Twitch-like Penguin Esports never achieved a substantial market share in China, but Tencent already owns the country’s two largest game streaming platforms, Douyu and Huya, via previous acquisitions. Together, the two services commanded over 70% of the game streaming market in China, said China’s market regulator last July.
The termination of Penguin Esports is likely due to a handful of challenges. The platform faces rising competition from Bilibili, which is known for its popular user-generated video streaming service, and Kuaishou, the short video app that’s the nemesis of Douyin (TikTok’s Chinese version).
Both Bilibili and Kuaishou, which respectively has a current market cap of $10 billion and $40 billion, have been investing heavily in live hosts and exclusive streaming rights. On top of that, the ongoing gaming license freeze in China has intensified competition between platforms as hosts are running out of content to talk about.
Lastly, the combined monopolistic position of Douyu and Huya makes Penguin Esports look superfluous inside Tencent. And one should be reminded that Tencent also owns a stake in both Bilibili and Kuaishou.

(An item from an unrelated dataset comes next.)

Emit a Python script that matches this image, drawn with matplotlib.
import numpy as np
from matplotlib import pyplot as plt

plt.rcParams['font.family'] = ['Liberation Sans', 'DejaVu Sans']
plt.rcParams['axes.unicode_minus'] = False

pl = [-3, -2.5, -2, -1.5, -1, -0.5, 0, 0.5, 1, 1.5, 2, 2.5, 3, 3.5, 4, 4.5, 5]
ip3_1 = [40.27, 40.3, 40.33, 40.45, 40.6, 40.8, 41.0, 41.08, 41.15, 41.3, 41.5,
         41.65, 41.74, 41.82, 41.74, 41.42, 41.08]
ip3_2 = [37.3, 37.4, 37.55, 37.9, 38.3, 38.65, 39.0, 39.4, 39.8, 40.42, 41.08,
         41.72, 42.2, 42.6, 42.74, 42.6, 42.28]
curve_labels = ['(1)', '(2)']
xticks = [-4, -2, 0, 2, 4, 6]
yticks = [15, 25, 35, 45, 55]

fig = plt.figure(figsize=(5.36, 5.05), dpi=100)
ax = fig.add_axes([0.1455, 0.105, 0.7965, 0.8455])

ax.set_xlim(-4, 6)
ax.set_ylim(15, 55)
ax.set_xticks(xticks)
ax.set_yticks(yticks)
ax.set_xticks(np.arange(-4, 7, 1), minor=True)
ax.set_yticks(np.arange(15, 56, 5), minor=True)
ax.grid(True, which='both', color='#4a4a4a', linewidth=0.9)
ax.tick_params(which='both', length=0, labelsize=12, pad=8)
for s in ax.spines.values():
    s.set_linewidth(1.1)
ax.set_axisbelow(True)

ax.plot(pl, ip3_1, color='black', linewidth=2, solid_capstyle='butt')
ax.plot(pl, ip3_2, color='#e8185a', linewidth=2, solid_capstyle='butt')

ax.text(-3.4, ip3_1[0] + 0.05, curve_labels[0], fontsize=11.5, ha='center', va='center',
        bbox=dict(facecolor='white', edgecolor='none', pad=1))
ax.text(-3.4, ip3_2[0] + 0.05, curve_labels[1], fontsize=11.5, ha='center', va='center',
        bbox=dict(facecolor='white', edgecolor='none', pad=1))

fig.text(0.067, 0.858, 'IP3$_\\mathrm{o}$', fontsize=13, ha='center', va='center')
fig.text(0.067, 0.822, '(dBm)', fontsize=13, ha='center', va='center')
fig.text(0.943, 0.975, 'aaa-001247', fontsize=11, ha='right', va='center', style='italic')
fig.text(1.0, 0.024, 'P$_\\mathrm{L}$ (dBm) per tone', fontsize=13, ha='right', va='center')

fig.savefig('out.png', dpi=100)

Loyal users will lament the end of Penguin Esports and some employees from the department might be let go. But overall, Tencent has little to lose by closing the platform down.
The bigger setback for Tencent is perhaps Beijing’s move to block the merger between Douyu and Huya, which was proposed in August 2020. Amid the Chinese government’s wide-ranging actions to rein in the power of internet giants, the decision didn’t come as a surprise.
“This has the effect of eliminating or restricting competition,” the authority said of the potential merger. “It’s not conducive to fair market competition, or the healthy and sustainable development of the online gaming and game streaming industries.”